:: Task directions ::
Produce an exact copy of all the data below, dropping every image.

[begin Extracted information]

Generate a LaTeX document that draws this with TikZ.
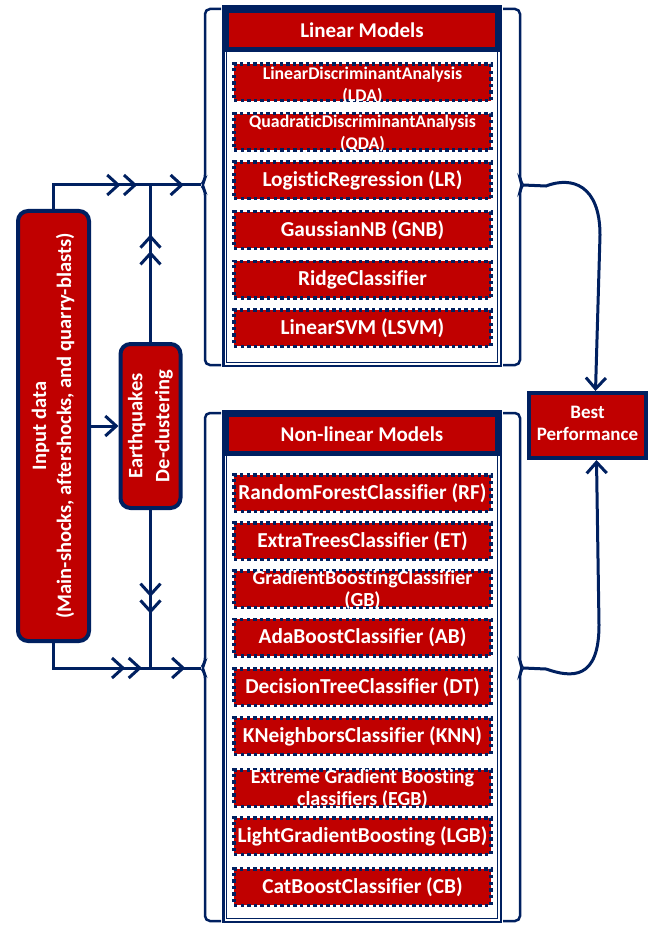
\documentclass[tikz,border=0pt]{standalone}
\usepackage{fontspec}
\setmainfont{Carlito}[Ligatures=NoCommon]
\usetikzlibrary{arrows.meta,decorations.markings}
\definecolor{dred}{RGB}{192,0,0}
\definecolor{navy}{RGB}{0,32,96}
\tikzset{
  item/.style={draw=navy, fill=dred, line width=3.5pt, dash pattern=on 3.3pt off 3.3pt,
    minimum width=257pt, minimum height=36.5pt, inner sep=0pt, text=white,
    font=\bfseries\fontsize{21.3}{22}\selectfont, align=center},
  itemsmall/.style={item, font=\bfseries\fontsize{17.8}{22}\selectfont},
  itemtwo/.style={item, font=\bfseries\fontsize{20}{22}\selectfont},
  hdr/.style={fill=dred, minimum width=266pt, minimum height=34pt, inner sep=0pt,
    text=white, font=\bfseries\fontsize{21}{24}\selectfont},
  rbox/.style={draw=navy, fill=dred, line width=4pt, rounded corners=10pt, inner sep=0pt,
    text=white, font=\bfseries\fontsize{20.5}{25}\selectfont, align=center},
  conn/.style={draw=navy, line width=3pt},
  brk/.style={draw=navy, line width=2.5pt, rounded corners=5pt},
  frameo/.style={draw=navy, line width=2.5pt},
  framei/.style={draw=navy, line width=1pt},
  mdbl/.style={postaction={decorate}, decoration={markings,
    mark=at position #1 with {\arrow{Straight Barb[length=11pt,width=20pt,sep=2pt] Straight Barb[length=11pt,width=20pt]}}}},
  msgl/.style={postaction={decorate}, decoration={markings,
    mark=at position #1 with {\arrow{Straight Barb[length=11pt,width=20pt]}}}},
  endbarb/.style={-{Straight Barb[length=11pt,width=20pt]}}
}
\newcommand{\twoline}[3]{\smash{\raisebox{#1}{\begin{tabular}{@{}c@{}}#2\\#3\end{tabular}}}}
\begin{document}
\begin{tikzpicture}[x=1pt,y=1pt]
\useasboundingbox (0,0) rectangle (657,-925);

% ---------- Linear models panel ----------
\fill[navy] (222,-5) rectangle (502,-52);
\draw[frameo] (223.25,-6.25) rectangle (500.75,-365.75);
\draw[framei] (226.5,-9) rectangle (497.5,-362);
\node[hdr] (lhdr) at (362,-30) {Linear Models};
\node[itemsmall] (lda) at (362.5,-82.5) {\twoline{-8pt}{LinearDiscriminantAnalysis}{(LDA)}};
\node[itemsmall] (qda) at (362.5,-132) {\twoline{-6.5pt}{QuadraticDiscriminantAnalysis}{(QDA)}};
\node[item] (lr) at (362.5,-180.5) {LogisticRegression (LR)};
\node[item] (gnb) at (362.5,-230) {GaussianNB (GNB)};
\node[item] (ridge) at (362.5,-279.5) {RidgeClassifier};
\node[item] (lsvm) at (362.5,-328) {LinearSVM (LSVM)};

% ---------- Non-linear models panel ----------
\fill[navy] (222,-410) rectangle (502,-456);
\draw[frameo] (223.25,-411.25) rectangle (500.75,-921.75);
\draw[framei] (226.5,-414) rectangle (497.5,-918);
\node[hdr] (nhdr) at (362,-434) {Non-linear Models};
\node[item] (rf) at (362.5,-493) {RandomForestClassifier (RF)};
\node[item] (et) at (362.5,-541) {ExtraTreesClassifier (ET)};
\node[itemtwo] (gb) at (362.5,-589) {\twoline{-7.5pt}{GradientBoostingClassifier}{(GB)}};
\node[item] (ab) at (362.5,-637.5) {AdaBoostClassifier (AB)};
\node[item] (dt) at (362.5,-687) {DecisionTreeClassifier (DT)};
\node[item] (knn) at (362.5,-736) {KNeighborsClassifier (KNN)};
\node[itemtwo] (egb) at (362.5,-788) {\twoline{-7.5pt}{Extreme Gradient Boosting}{classifiers (EGB)}};
\node[item] (lgb) at (362.5,-836) {LightGradientBoosting (LGB)};
\node[item] (cb) at (362.5,-887) {CatBoostClassifier (CB)};

% ---------- brackets ----------
\coordinate (lL) at (201,-185);
\coordinate (lR) at (523,-185);
\coordinate (nL) at (201,-668);
\coordinate (nR) at (523,-668);
\draw[brk] (221,-9) -- (205,-9) -- (205,-180) -- (lL) -- (205,-190) -- (205,-365) -- (221,-365);
\draw[brk] (503,-9) -- (520,-9) -- (520,-180) -- (lR) -- (520,-190) -- (520,-365) -- (503,-365);
\draw[brk] (221,-413) -- (205,-413) -- (205,-663) -- (nL) -- (205,-673) -- (205,-921) -- (221,-921);
\draw[brk] (503,-413) -- (520,-413) -- (520,-663) -- (nR) -- (520,-673) -- (520,-921) -- (503,-921);

% ---------- left nodes ----------
\node[rbox, minimum width=71pt, minimum height=430pt] (inp) at (53.5,-426)
  {\rotatebox{90}{\begin{tabular}{@{}c@{}}Input data\\(Main-shocks, aftershocks, and quarry-blasts)\end{tabular}}};
\node[rbox, minimum width=60pt, minimum height=164pt, font=\bfseries\fontsize{20.5}{27}\selectfont] (dc) at (150.5,-426)
  {\rotatebox{90}{\begin{tabular}{@{}c@{}}Earthquakes\\De-clustering\end{tabular}}};
\node[rbox, rounded corners=0pt, minimum width=117pt, minimum height=65pt,
  font=\bfseries\fontsize{19}{22}\selectfont] (best) at (587.5,-425.5) {\begin{tabular}{@{}c@{}}Best\\Performance\end{tabular}};

\coordinate (j1) at (150.5,-185);
\coordinate (j2) at (150.5,-668);

% ---------- connectors ----------
\draw[conn, mdbl=0.89] (inp.north) |- (j1);
\draw[conn, msgl=0.66] (j1) -- (lL);
\draw[conn, mdbl=0.685] (dc.north) -- (j1);
\draw[conn, mdbl=0.93] (inp.south) |- (j2);
\draw[conn, msgl=0.69] (j2) -- (nL);
\draw[conn, mdbl=0.656] (dc.south) -- (j2);
\draw[conn, endbarb] (inp.east) -- (dc.west);
\draw[conn, endbarb] (lR) -- (546,-186) .. controls (572,-176) and (600,-185) .. (600,-235) -- ([xshift=8pt]best.north);
\draw[conn, endbarb] (nR) -- (546,-669) .. controls (572,-678) and (599,-680) .. (599,-625) -- ([xshift=9pt]best.south);
\end{tikzpicture}
\end{document}
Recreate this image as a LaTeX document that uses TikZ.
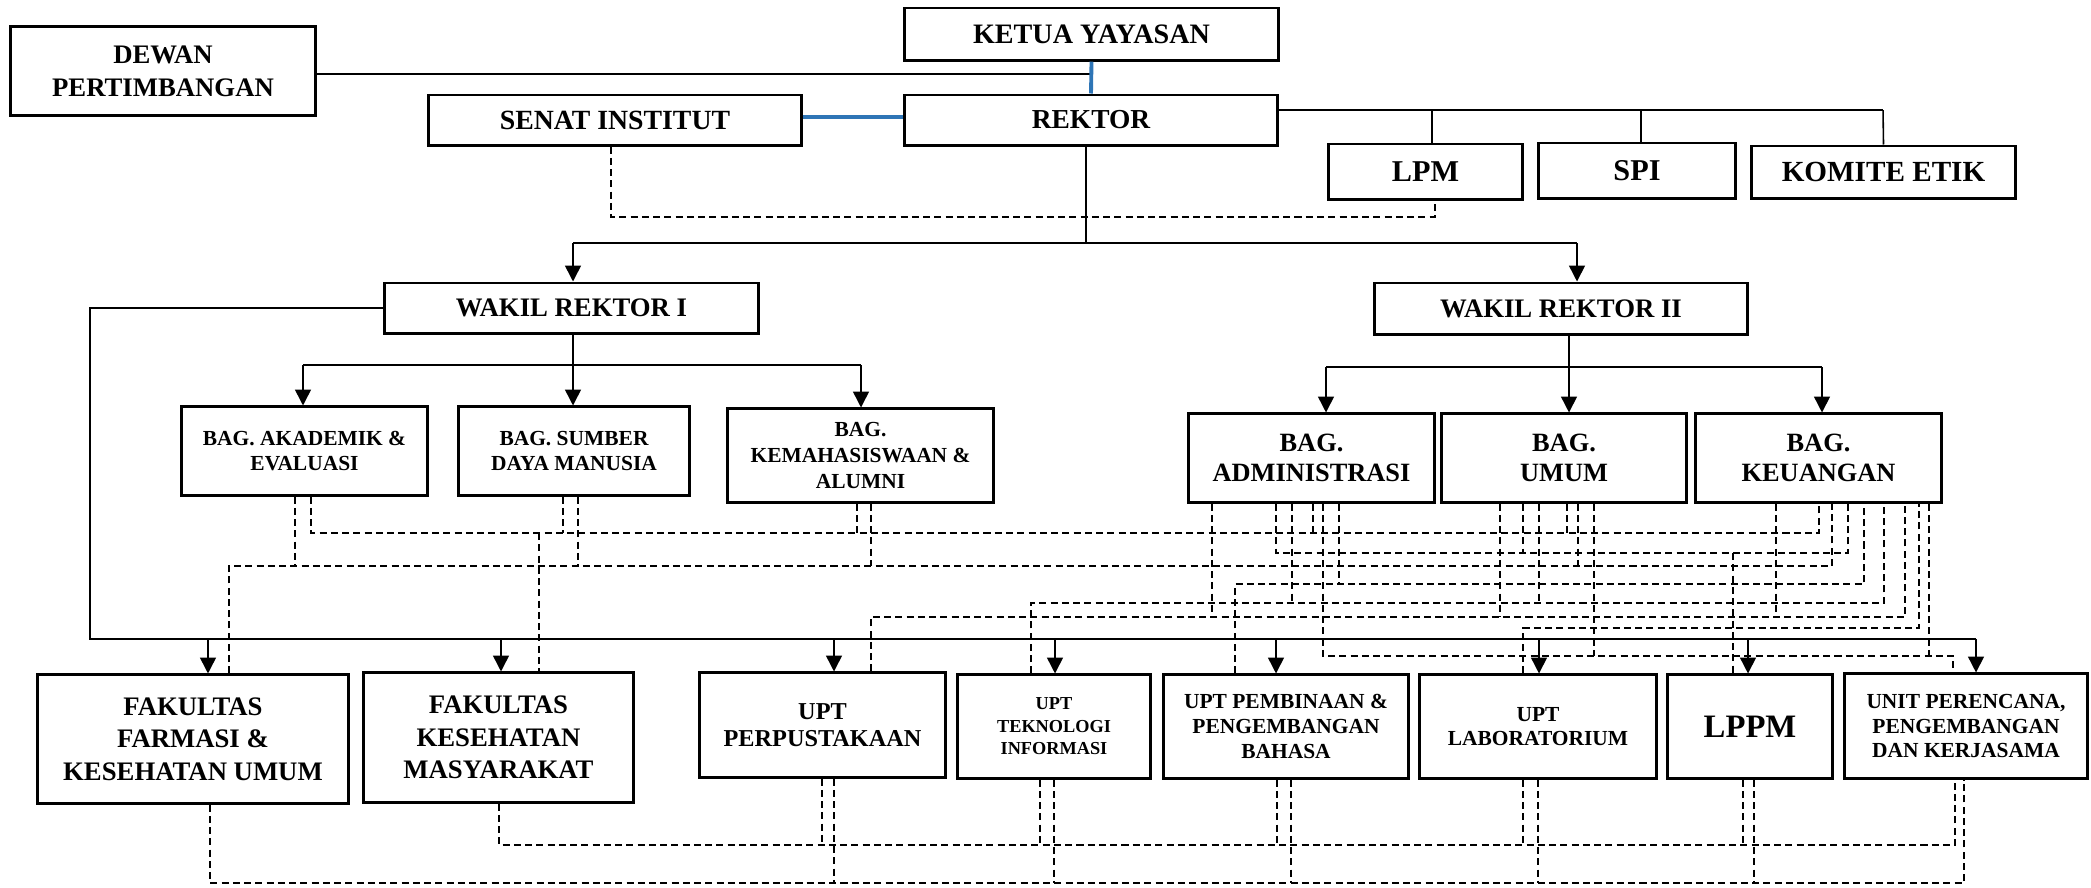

[end Extracted information]

:: Solution to the problem ::
Generate a LaTeX document that draws this with TikZ.
\documentclass[tikz,border=0pt]{standalone}
\usepackage{fontspec}
\setmainfont{Carlito}[Ligatures=NoCommon]
\usetikzlibrary{arrows.meta,decorations.markings}
\definecolor{dred}{RGB}{192,0,0}
\definecolor{navy}{RGB}{0,32,96}
\tikzset{
  item/.style={draw=navy, fill=dred, line width=3.5pt, dash pattern=on 3.3pt off 3.3pt,
    minimum width=257pt, minimum height=36.5pt, inner sep=0pt, text=white,
    font=\bfseries\fontsize{21.3}{22}\selectfont, align=center},
  itemsmall/.style={item, font=\bfseries\fontsize{17.8}{22}\selectfont},
  itemtwo/.style={item, font=\bfseries\fontsize{20}{22}\selectfont},
  hdr/.style={fill=dred, minimum width=266pt, minimum height=34pt, inner sep=0pt,
    text=white, font=\bfseries\fontsize{21}{24}\selectfont},
  rbox/.style={draw=navy, fill=dred, line width=4pt, rounded corners=10pt, inner sep=0pt,
    text=white, font=\bfseries\fontsize{20.5}{25}\selectfont, align=center},
  conn/.style={draw=navy, line width=3pt},
  brk/.style={draw=navy, line width=2.5pt, rounded corners=5pt},
  frameo/.style={draw=navy, line width=2.5pt},
  framei/.style={draw=navy, line width=1pt},
  mdbl/.style={postaction={decorate}, decoration={markings,
    mark=at position #1 with {\arrow{Straight Barb[length=11pt,width=20pt,sep=2pt] Straight Barb[length=11pt,width=20pt]}}}},
  msgl/.style={postaction={decorate}, decoration={markings,
    mark=at position #1 with {\arrow{Straight Barb[length=11pt,width=20pt]}}}},
  endbarb/.style={-{Straight Barb[length=11pt,width=20pt]}}
}
\newcommand{\twoline}[3]{\smash{\raisebox{#1}{\begin{tabular}{@{}c@{}}#2\\#3\end{tabular}}}}
\begin{document}
\begin{tikzpicture}[x=1pt,y=1pt]
\useasboundingbox (0,0) rectangle (657,-925);

% ---------- Linear models panel ----------
\fill[navy] (222,-5) rectangle (502,-52);
\draw[frameo] (223.25,-6.25) rectangle (500.75,-365.75);
\draw[framei] (226.5,-9) rectangle (497.5,-362);
\node[hdr] (lhdr) at (362,-30) {Linear Models};
\node[itemsmall] (lda) at (362.5,-82.5) {\twoline{-8pt}{LinearDiscriminantAnalysis}{(LDA)}};
\node[itemsmall] (qda) at (362.5,-132) {\twoline{-6.5pt}{QuadraticDiscriminantAnalysis}{(QDA)}};
\node[item] (lr) at (362.5,-180.5) {LogisticRegression (LR)};
\node[item] (gnb) at (362.5,-230) {GaussianNB (GNB)};
\node[item] (ridge) at (362.5,-279.5) {RidgeClassifier};
\node[item] (lsvm) at (362.5,-328) {LinearSVM (LSVM)};

% ---------- Non-linear models panel ----------
\fill[navy] (222,-410) rectangle (502,-456);
\draw[frameo] (223.25,-411.25) rectangle (500.75,-921.75);
\draw[framei] (226.5,-414) rectangle (497.5,-918);
\node[hdr] (nhdr) at (362,-434) {Non-linear Models};
\node[item] (rf) at (362.5,-493) {RandomForestClassifier (RF)};
\node[item] (et) at (362.5,-541) {ExtraTreesClassifier (ET)};
\node[itemtwo] (gb) at (362.5,-589) {\twoline{-7.5pt}{GradientBoostingClassifier}{(GB)}};
\node[item] (ab) at (362.5,-637.5) {AdaBoostClassifier (AB)};
\node[item] (dt) at (362.5,-687) {DecisionTreeClassifier (DT)};
\node[item] (knn) at (362.5,-736) {KNeighborsClassifier (KNN)};
\node[itemtwo] (egb) at (362.5,-788) {\twoline{-7.5pt}{Extreme Gradient Boosting}{classifiers (EGB)}};
\node[item] (lgb) at (362.5,-836) {LightGradientBoosting (LGB)};
\node[item] (cb) at (362.5,-887) {CatBoostClassifier (CB)};

% ---------- brackets ----------
\coordinate (lL) at (201,-185);
\coordinate (lR) at (523,-185);
\coordinate (nL) at (201,-668);
\coordinate (nR) at (523,-668);
\draw[brk] (221,-9) -- (205,-9) -- (205,-180) -- (lL) -- (205,-190) -- (205,-365) -- (221,-365);
\draw[brk] (503,-9) -- (520,-9) -- (520,-180) -- (lR) -- (520,-190) -- (520,-365) -- (503,-365);
\draw[brk] (221,-413) -- (205,-413) -- (205,-663) -- (nL) -- (205,-673) -- (205,-921) -- (221,-921);
\draw[brk] (503,-413) -- (520,-413) -- (520,-663) -- (nR) -- (520,-673) -- (520,-921) -- (503,-921);

% ---------- left nodes ----------
\node[rbox, minimum width=71pt, minimum height=430pt] (inp) at (53.5,-426)
  {\rotatebox{90}{\begin{tabular}{@{}c@{}}Input data\\(Main-shocks, aftershocks, and quarry-blasts)\end{tabular}}};
\node[rbox, minimum width=60pt, minimum height=164pt, font=\bfseries\fontsize{20.5}{27}\selectfont] (dc) at (150.5,-426)
  {\rotatebox{90}{\begin{tabular}{@{}c@{}}Earthquakes\\De-clustering\end{tabular}}};
\node[rbox, rounded corners=0pt, minimum width=117pt, minimum height=65pt,
  font=\bfseries\fontsize{19}{22}\selectfont] (best) at (587.5,-425.5) {\begin{tabular}{@{}c@{}}Best\\Performance\end{tabular}};

\coordinate (j1) at (150.5,-185);
\coordinate (j2) at (150.5,-668);

% ---------- connectors ----------
\draw[conn, mdbl=0.89] (inp.north) |- (j1);
\draw[conn, msgl=0.66] (j1) -- (lL);
\draw[conn, mdbl=0.685] (dc.north) -- (j1);
\draw[conn, mdbl=0.93] (inp.south) |- (j2);
\draw[conn, msgl=0.69] (j2) -- (nL);
\draw[conn, mdbl=0.656] (dc.south) -- (j2);
\draw[conn, endbarb] (inp.east) -- (dc.west);
\draw[conn, endbarb] (lR) -- (546,-186) .. controls (572,-176) and (600,-185) .. (600,-235) -- ([xshift=8pt]best.north);
\draw[conn, endbarb] (nR) -- (546,-669) .. controls (572,-678) and (599,-680) .. (599,-625) -- ([xshift=9pt]best.south);
\end{tikzpicture}
\end{document}
Recreate this image as a LaTeX document that uses TikZ.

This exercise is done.